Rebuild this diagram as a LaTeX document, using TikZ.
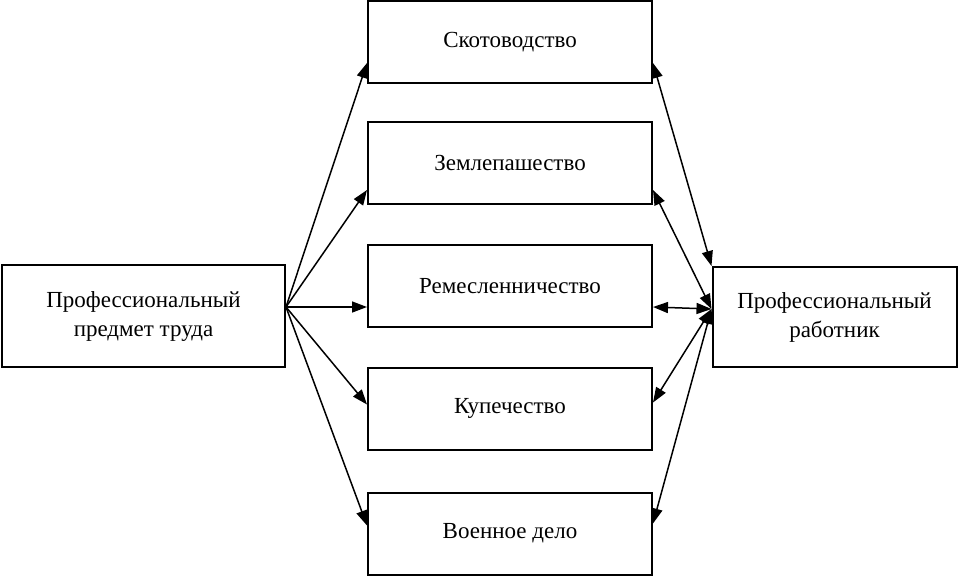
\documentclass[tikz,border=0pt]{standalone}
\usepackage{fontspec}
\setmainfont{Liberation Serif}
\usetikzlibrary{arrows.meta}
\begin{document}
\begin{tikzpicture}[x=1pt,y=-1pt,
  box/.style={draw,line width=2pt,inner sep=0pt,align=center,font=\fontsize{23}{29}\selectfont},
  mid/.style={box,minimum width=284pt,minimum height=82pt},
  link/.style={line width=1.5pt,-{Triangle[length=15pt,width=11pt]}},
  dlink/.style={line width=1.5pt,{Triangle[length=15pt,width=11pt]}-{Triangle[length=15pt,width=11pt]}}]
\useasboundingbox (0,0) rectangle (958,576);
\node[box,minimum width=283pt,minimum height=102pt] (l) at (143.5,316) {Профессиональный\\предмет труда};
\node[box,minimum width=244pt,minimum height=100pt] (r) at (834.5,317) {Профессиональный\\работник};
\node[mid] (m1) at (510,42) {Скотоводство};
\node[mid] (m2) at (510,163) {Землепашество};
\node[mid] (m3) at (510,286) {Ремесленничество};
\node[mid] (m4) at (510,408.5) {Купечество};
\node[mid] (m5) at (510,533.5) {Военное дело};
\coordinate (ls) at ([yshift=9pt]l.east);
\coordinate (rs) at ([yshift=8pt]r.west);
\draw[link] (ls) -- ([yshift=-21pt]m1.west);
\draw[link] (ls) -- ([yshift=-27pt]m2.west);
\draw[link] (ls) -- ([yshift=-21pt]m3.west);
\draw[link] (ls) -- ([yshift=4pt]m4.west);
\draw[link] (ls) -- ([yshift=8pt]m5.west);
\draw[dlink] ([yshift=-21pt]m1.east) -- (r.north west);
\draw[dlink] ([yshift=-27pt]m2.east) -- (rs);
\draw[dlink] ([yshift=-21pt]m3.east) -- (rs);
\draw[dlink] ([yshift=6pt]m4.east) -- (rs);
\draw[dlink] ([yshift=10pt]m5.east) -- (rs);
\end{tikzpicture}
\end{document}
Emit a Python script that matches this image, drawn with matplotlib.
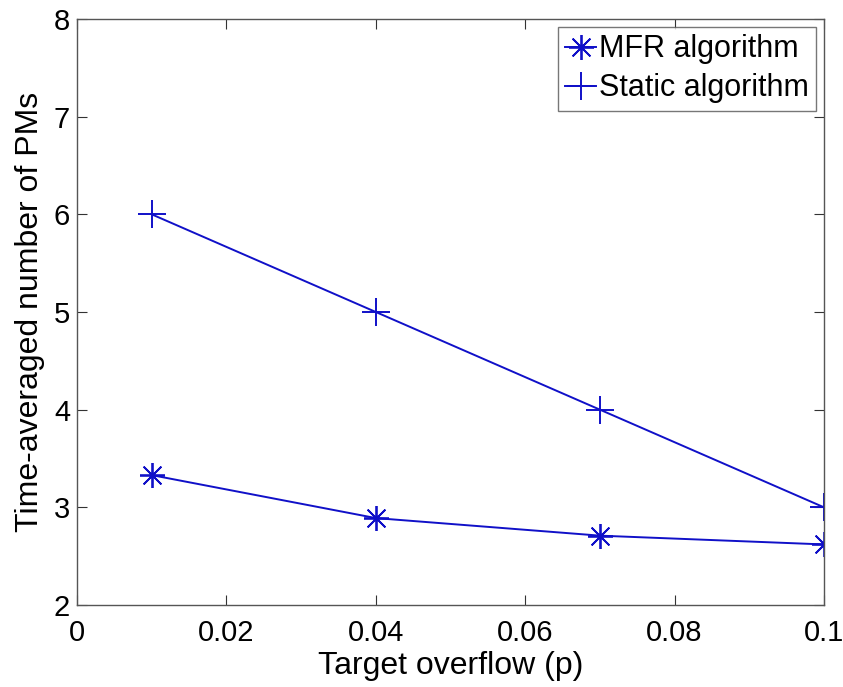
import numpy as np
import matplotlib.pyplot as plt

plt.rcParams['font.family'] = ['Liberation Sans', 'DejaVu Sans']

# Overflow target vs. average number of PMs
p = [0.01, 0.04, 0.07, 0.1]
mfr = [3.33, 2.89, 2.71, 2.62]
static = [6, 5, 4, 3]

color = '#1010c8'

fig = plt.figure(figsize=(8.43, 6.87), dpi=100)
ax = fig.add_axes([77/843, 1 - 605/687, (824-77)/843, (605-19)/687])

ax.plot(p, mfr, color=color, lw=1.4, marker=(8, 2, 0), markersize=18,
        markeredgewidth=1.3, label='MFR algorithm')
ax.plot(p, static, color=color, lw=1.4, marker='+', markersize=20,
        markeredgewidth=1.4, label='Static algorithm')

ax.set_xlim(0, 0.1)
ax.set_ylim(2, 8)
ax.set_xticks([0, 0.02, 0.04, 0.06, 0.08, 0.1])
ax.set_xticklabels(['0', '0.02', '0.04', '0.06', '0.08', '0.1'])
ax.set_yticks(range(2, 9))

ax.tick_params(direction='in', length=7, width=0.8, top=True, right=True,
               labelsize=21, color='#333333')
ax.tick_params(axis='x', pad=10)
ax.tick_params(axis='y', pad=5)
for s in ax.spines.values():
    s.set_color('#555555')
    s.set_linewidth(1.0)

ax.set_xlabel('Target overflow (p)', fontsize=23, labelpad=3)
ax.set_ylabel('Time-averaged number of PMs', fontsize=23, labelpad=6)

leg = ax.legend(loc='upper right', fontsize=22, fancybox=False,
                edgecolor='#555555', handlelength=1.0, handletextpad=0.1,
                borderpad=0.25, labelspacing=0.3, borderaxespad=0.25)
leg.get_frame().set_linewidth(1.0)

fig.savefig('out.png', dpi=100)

--------------------------------------------------

_TASK INSTRUCTIONS:_ Write out the material above once more, exactly as it reads, with no pictures.

_RESULT OF THIS TASK:_
Rebuild this diagram as a LaTeX document, using TikZ.
\documentclass[tikz,border=0pt]{standalone}
\usepackage{fontspec}
\setmainfont{Liberation Serif}
\usetikzlibrary{arrows.meta}
\begin{document}
\begin{tikzpicture}[x=1pt,y=-1pt,
  box/.style={draw,line width=2pt,inner sep=0pt,align=center,font=\fontsize{23}{29}\selectfont},
  mid/.style={box,minimum width=284pt,minimum height=82pt},
  link/.style={line width=1.5pt,-{Triangle[length=15pt,width=11pt]}},
  dlink/.style={line width=1.5pt,{Triangle[length=15pt,width=11pt]}-{Triangle[length=15pt,width=11pt]}}]
\useasboundingbox (0,0) rectangle (958,576);
\node[box,minimum width=283pt,minimum height=102pt] (l) at (143.5,316) {Профессиональный\\предмет труда};
\node[box,minimum width=244pt,minimum height=100pt] (r) at (834.5,317) {Профессиональный\\работник};
\node[mid] (m1) at (510,42) {Скотоводство};
\node[mid] (m2) at (510,163) {Землепашество};
\node[mid] (m3) at (510,286) {Ремесленничество};
\node[mid] (m4) at (510,408.5) {Купечество};
\node[mid] (m5) at (510,533.5) {Военное дело};
\coordinate (ls) at ([yshift=9pt]l.east);
\coordinate (rs) at ([yshift=8pt]r.west);
\draw[link] (ls) -- ([yshift=-21pt]m1.west);
\draw[link] (ls) -- ([yshift=-27pt]m2.west);
\draw[link] (ls) -- ([yshift=-21pt]m3.west);
\draw[link] (ls) -- ([yshift=4pt]m4.west);
\draw[link] (ls) -- ([yshift=8pt]m5.west);
\draw[dlink] ([yshift=-21pt]m1.east) -- (r.north west);
\draw[dlink] ([yshift=-27pt]m2.east) -- (rs);
\draw[dlink] ([yshift=-21pt]m3.east) -- (rs);
\draw[dlink] ([yshift=6pt]m4.east) -- (rs);
\draw[dlink] ([yshift=10pt]m5.east) -- (rs);
\end{tikzpicture}
\end{document}
Emit a Python script that matches this image, drawn with matplotlib.
import numpy as np
import matplotlib.pyplot as plt

plt.rcParams['font.family'] = ['Liberation Sans', 'DejaVu Sans']

# Overflow target vs. average number of PMs
p = [0.01, 0.04, 0.07, 0.1]
mfr = [3.33, 2.89, 2.71, 2.62]
static = [6, 5, 4, 3]

color = '#1010c8'

fig = plt.figure(figsize=(8.43, 6.87), dpi=100)
ax = fig.add_axes([77/843, 1 - 605/687, (824-77)/843, (605-19)/687])

ax.plot(p, mfr, color=color, lw=1.4, marker=(8, 2, 0), markersize=18,
        markeredgewidth=1.3, label='MFR algorithm')
ax.plot(p, static, color=color, lw=1.4, marker='+', markersize=20,
        markeredgewidth=1.4, label='Static algorithm')

ax.set_xlim(0, 0.1)
ax.set_ylim(2, 8)
ax.set_xticks([0, 0.02, 0.04, 0.06, 0.08, 0.1])
ax.set_xticklabels(['0', '0.02', '0.04', '0.06', '0.08', '0.1'])
ax.set_yticks(range(2, 9))

ax.tick_params(direction='in', length=7, width=0.8, top=True, right=True,
               labelsize=21, color='#333333')
ax.tick_params(axis='x', pad=10)
ax.tick_params(axis='y', pad=5)
for s in ax.spines.values():
    s.set_color('#555555')
    s.set_linewidth(1.0)

ax.set_xlabel('Target overflow (p)', fontsize=23, labelpad=3)
ax.set_ylabel('Time-averaged number of PMs', fontsize=23, labelpad=6)

leg = ax.legend(loc='upper right', fontsize=22, fancybox=False,
                edgecolor='#555555', handlelength=1.0, handletextpad=0.1,
                borderpad=0.25, labelspacing=0.3, borderaxespad=0.25)
leg.get_frame().set_linewidth(1.0)

fig.savefig('out.png', dpi=100)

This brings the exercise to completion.